▶ [GIVEN REQUEST]
Repeat the data word for word. Do not include the pictures.

begin

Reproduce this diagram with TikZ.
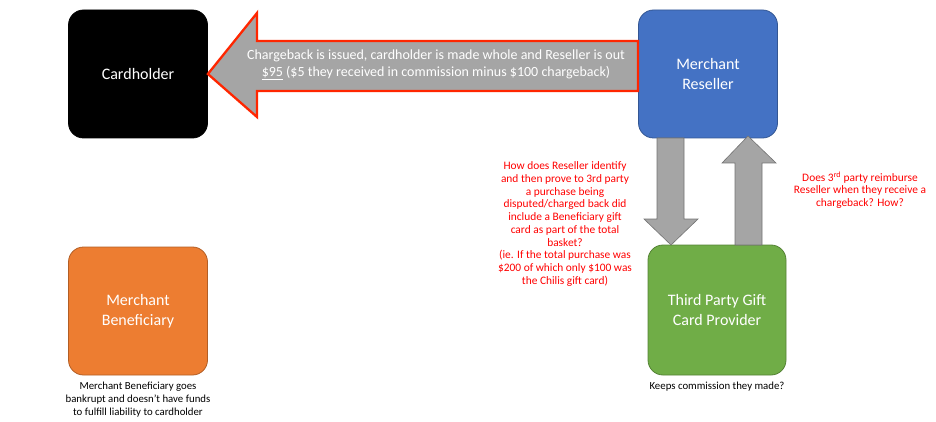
\documentclass[tikz,border=0pt]{standalone}
\usepackage{fontspec}
\setmainfont{Carlito}
\usepackage{tikz}
\usetikzlibrary{positioning}

\definecolor{holderblack}{HTML}{000000}
\definecolor{resellerblue}{HTML}{4472C4}
\definecolor{benefitorange}{HTML}{ED7D31}
\definecolor{providergreen}{HTML}{70AD47}
\definecolor{arrowgray}{HTML}{A5A5A5}
\definecolor{notered}{HTML}{FF0000}
\definecolor{outlinered}{HTML}{FF2600}

\begin{document}
\begin{tikzpicture}[x=1pt, y=-1pt,
	party/.style={rounded corners=15pt, minimum width=139pt, minimum height=128pt, align=center, text=white, font=\fontsize{16}{19.5}\selectfont, line width=0.8pt},
	flow/.style={fill=arrowgray, draw=arrowgray!70!black, line width=0.6pt},
	note/.style={align=center, font=\fontsize{10.8}{12.9}\selectfont},
	rednote/.style={note, text=notered, font=\fontsize{11.4}{12.7}\selectfont}]
	\useasboundingbox (0,0) rectangle (936,422);
	\node[party, fill=holderblack, draw=holderblack] (holder) at (138,74) {Cardholder};
	\node[party, fill=resellerblue, draw=resellerblue!75!black] (reseller) at (708,74) {Merchant\\Reseller};
	\node[party, fill=benefitorange, draw=benefitorange!75!black] (beneficiary) at (138,311) {Merchant\\Beneficiary};
	\node[party, minimum width=138pt, minimum height=130pt, fill=providergreen, draw=providergreen!75!black] (provider) at (717,310) {Third Party Gift\\Card Provider};
	% chargeback arrow
	\draw[fill=arrowgray, draw=outlinered, line width=2.3pt, line join=miter] (638,41) -- (257,41) -- (257,13) -- (holder.east) -- (257,117) -- (257,91) -- (638,91) -- cycle;
	\node[text=white, align=center, font=\fontsize{14}{17}\selectfont] (cbtext) at (436,65) {Chargeback is issued, cardholder is made whole and Reseller is out\\\underline{\$95} (\$5 they received in commission minus \$100 chargeback)};
	% reseller <-> provider
	\draw[flow] (657,138) -- (684,138) -- (684,219) -- (698,219) -- (671,245) -- (644,219) -- (657,219) -- cycle;
	\draw[flow] (735,245) -- (735,163) -- (722,163) -- (748,136) -- (776,163) -- (762,163) -- (762,245) -- cycle;
	\node[rednote] (proveq) at (565,224) {How does Reseller identify\\and then prove to 3rd party\\a purchase being\\disputed/charged back did\\include a Beneficiary gift\\card as part of the total\\basket?\\(ie. If the total purchase was\\\$200 of which only \$100 was\\the Chilis gift card)};
	\node[rednote] (reimburseq) at (860,190) {Does 3\textsuperscript{rd} party reimburse\\Reseller when they receive a\\chargeback? How?};
	\node[note, below=3pt of beneficiary] (bankrupt) {Merchant Beneficiary goes\\bankrupt and doesn’t have funds\\to fulfill liability to cardholder};
	\node[note, below=3pt of provider] (keeps) {Keeps commission they made?};
\end{tikzpicture}
\end{document}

end

▶ [PROBLEM SOLUTION]
Reproduce this diagram with TikZ.
\documentclass[tikz,border=0pt]{standalone}
\usepackage{fontspec}
\setmainfont{Carlito}
\usepackage{tikz}
\usetikzlibrary{positioning}

\definecolor{holderblack}{HTML}{000000}
\definecolor{resellerblue}{HTML}{4472C4}
\definecolor{benefitorange}{HTML}{ED7D31}
\definecolor{providergreen}{HTML}{70AD47}
\definecolor{arrowgray}{HTML}{A5A5A5}
\definecolor{notered}{HTML}{FF0000}
\definecolor{outlinered}{HTML}{FF2600}

\begin{document}
\begin{tikzpicture}[x=1pt, y=-1pt,
	party/.style={rounded corners=15pt, minimum width=139pt, minimum height=128pt, align=center, text=white, font=\fontsize{16}{19.5}\selectfont, line width=0.8pt},
	flow/.style={fill=arrowgray, draw=arrowgray!70!black, line width=0.6pt},
	note/.style={align=center, font=\fontsize{10.8}{12.9}\selectfont},
	rednote/.style={note, text=notered, font=\fontsize{11.4}{12.7}\selectfont}]
	\useasboundingbox (0,0) rectangle (936,422);
	\node[party, fill=holderblack, draw=holderblack] (holder) at (138,74) {Cardholder};
	\node[party, fill=resellerblue, draw=resellerblue!75!black] (reseller) at (708,74) {Merchant\\Reseller};
	\node[party, fill=benefitorange, draw=benefitorange!75!black] (beneficiary) at (138,311) {Merchant\\Beneficiary};
	\node[party, minimum width=138pt, minimum height=130pt, fill=providergreen, draw=providergreen!75!black] (provider) at (717,310) {Third Party Gift\\Card Provider};
	% chargeback arrow
	\draw[fill=arrowgray, draw=outlinered, line width=2.3pt, line join=miter] (638,41) -- (257,41) -- (257,13) -- (holder.east) -- (257,117) -- (257,91) -- (638,91) -- cycle;
	\node[text=white, align=center, font=\fontsize{14}{17}\selectfont] (cbtext) at (436,65) {Chargeback is issued, cardholder is made whole and Reseller is out\\\underline{\$95} (\$5 they received in commission minus \$100 chargeback)};
	% reseller <-> provider
	\draw[flow] (657,138) -- (684,138) -- (684,219) -- (698,219) -- (671,245) -- (644,219) -- (657,219) -- cycle;
	\draw[flow] (735,245) -- (735,163) -- (722,163) -- (748,136) -- (776,163) -- (762,163) -- (762,245) -- cycle;
	\node[rednote] (proveq) at (565,224) {How does Reseller identify\\and then prove to 3rd party\\a purchase being\\disputed/charged back did\\include a Beneficiary gift\\card as part of the total\\basket?\\(ie. If the total purchase was\\\$200 of which only \$100 was\\the Chilis gift card)};
	\node[rednote] (reimburseq) at (860,190) {Does 3\textsuperscript{rd} party reimburse\\Reseller when they receive a\\chargeback? How?};
	\node[note, below=3pt of beneficiary] (bankrupt) {Merchant Beneficiary goes\\bankrupt and doesn’t have funds\\to fulfill liability to cardholder};
	\node[note, below=3pt of provider] (keeps) {Keeps commission they made?};
\end{tikzpicture}
\end{document}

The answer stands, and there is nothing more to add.